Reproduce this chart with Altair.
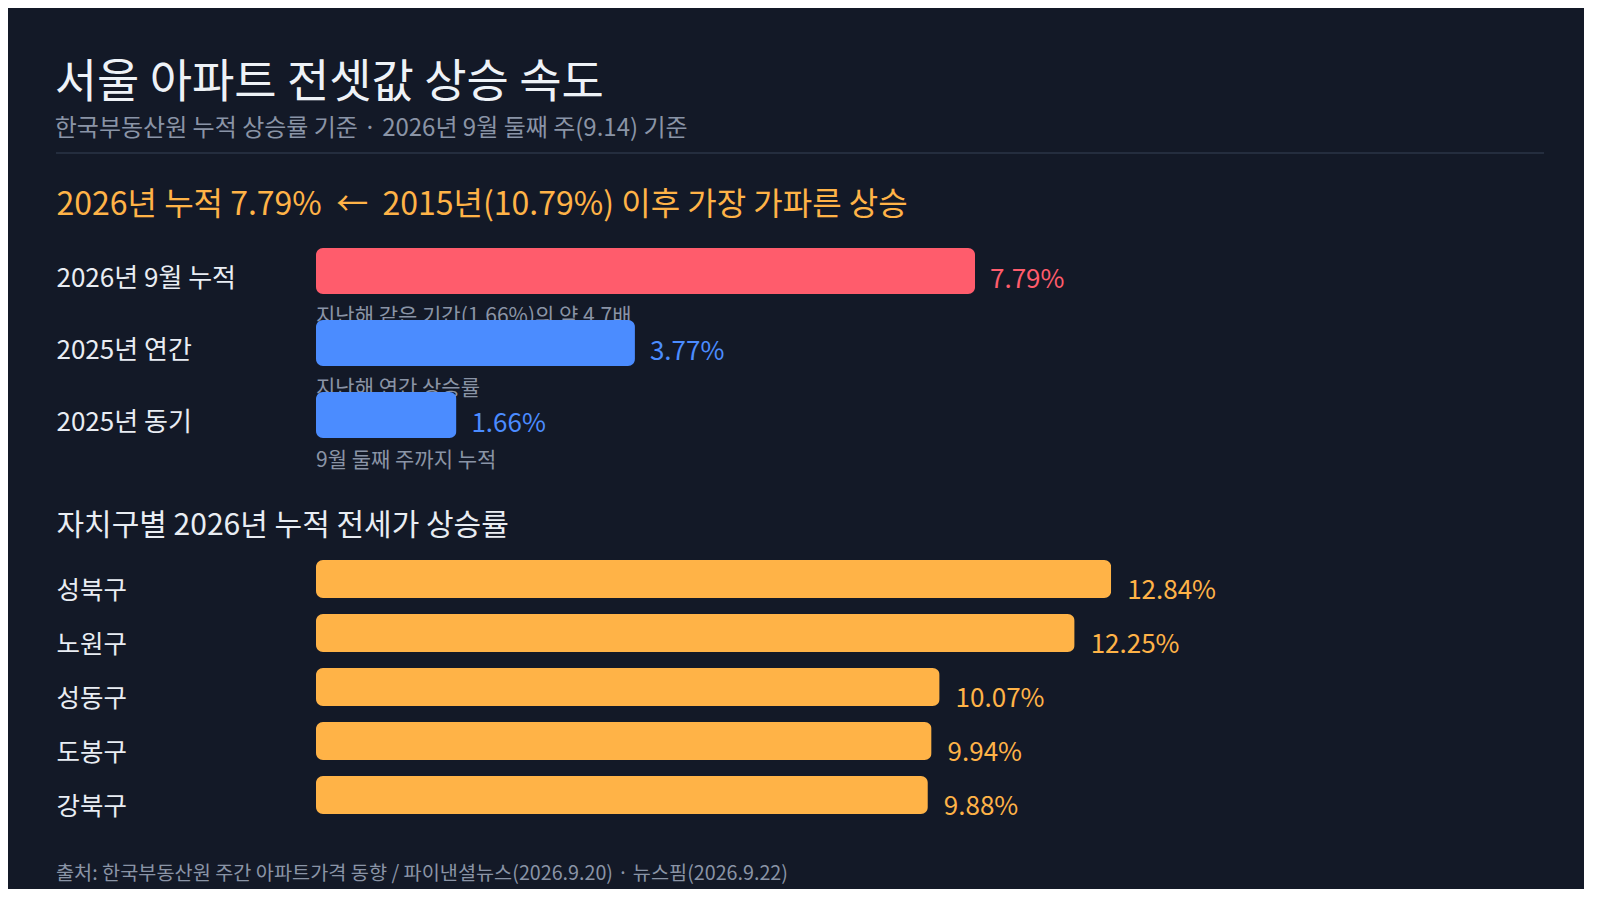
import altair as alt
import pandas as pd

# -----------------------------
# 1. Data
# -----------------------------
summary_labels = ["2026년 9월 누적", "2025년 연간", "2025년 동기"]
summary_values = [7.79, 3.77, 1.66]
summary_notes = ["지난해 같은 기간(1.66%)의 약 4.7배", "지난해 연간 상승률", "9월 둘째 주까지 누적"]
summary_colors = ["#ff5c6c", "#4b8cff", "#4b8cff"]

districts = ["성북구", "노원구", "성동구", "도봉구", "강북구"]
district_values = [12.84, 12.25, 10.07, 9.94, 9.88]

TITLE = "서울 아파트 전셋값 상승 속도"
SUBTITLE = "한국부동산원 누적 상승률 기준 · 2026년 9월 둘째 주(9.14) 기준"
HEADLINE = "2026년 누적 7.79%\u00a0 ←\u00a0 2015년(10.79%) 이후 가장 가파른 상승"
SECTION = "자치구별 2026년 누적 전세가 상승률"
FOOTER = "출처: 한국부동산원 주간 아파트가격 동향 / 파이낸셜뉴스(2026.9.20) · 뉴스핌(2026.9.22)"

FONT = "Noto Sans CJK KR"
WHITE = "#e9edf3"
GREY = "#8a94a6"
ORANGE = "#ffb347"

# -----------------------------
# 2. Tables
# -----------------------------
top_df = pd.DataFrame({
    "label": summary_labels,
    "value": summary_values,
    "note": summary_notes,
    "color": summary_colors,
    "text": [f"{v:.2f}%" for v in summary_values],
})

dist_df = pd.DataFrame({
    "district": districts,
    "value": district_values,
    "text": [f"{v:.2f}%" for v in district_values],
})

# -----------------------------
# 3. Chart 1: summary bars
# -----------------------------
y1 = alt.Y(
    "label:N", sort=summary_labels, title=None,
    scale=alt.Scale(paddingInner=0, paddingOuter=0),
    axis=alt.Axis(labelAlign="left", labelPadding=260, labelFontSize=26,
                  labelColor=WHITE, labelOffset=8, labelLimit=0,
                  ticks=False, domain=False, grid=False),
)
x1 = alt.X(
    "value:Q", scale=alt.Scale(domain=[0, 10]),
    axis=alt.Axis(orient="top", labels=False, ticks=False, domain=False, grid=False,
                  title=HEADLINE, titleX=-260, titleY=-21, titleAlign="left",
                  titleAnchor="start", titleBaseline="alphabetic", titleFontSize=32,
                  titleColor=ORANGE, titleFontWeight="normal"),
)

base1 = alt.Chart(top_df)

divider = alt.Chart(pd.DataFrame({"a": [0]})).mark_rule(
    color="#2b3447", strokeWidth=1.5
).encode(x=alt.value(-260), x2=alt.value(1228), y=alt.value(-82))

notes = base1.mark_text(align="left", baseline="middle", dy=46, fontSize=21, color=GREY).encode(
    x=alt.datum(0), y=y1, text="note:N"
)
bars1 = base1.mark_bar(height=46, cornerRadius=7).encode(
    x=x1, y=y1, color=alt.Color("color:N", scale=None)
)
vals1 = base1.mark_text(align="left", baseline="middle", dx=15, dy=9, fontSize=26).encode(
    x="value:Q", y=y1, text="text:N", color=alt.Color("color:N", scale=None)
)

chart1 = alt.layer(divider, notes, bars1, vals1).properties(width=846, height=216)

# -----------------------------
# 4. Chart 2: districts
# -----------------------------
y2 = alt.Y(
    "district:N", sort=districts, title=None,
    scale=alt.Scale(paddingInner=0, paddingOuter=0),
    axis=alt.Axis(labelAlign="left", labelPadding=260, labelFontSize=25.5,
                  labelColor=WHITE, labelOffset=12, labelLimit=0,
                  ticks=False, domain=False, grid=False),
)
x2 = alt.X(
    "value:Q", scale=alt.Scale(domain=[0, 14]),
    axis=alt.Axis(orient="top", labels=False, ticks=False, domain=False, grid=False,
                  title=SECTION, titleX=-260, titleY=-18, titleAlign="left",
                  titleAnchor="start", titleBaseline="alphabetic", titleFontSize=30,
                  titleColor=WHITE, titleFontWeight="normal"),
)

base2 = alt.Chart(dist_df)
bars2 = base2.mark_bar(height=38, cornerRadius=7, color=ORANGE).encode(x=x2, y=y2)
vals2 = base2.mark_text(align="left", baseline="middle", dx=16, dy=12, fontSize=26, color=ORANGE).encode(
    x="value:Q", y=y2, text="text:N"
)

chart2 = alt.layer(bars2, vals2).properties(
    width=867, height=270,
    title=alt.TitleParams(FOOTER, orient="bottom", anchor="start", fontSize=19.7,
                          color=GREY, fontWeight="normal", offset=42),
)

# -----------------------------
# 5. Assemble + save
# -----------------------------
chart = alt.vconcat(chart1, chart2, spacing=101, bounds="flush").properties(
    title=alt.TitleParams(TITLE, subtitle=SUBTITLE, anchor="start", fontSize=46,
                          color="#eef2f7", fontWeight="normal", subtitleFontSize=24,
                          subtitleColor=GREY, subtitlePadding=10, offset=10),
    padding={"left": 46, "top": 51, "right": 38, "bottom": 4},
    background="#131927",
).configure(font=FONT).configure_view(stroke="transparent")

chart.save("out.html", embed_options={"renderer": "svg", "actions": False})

● ● ● ● ● ● ●

_TO BE DONE_
Skip the pictures and restate exactly the lines from the beginning of the listing to the line with "district_values = [12.84, 12.25, 10.07, 9.94, 9.88]", that line included.

_RESPONSE_
Reproduce this chart with Altair.
import altair as alt
import pandas as pd

# -----------------------------
# 1. Data
# -----------------------------
summary_labels = ["2026년 9월 누적", "2025년 연간", "2025년 동기"]
summary_values = [7.79, 3.77, 1.66]
summary_notes = ["지난해 같은 기간(1.66%)의 약 4.7배", "지난해 연간 상승률", "9월 둘째 주까지 누적"]
summary_colors = ["#ff5c6c", "#4b8cff", "#4b8cff"]

districts = ["성북구", "노원구", "성동구", "도봉구", "강북구"]
district_values = [12.84, 12.25, 10.07, 9.94, 9.88]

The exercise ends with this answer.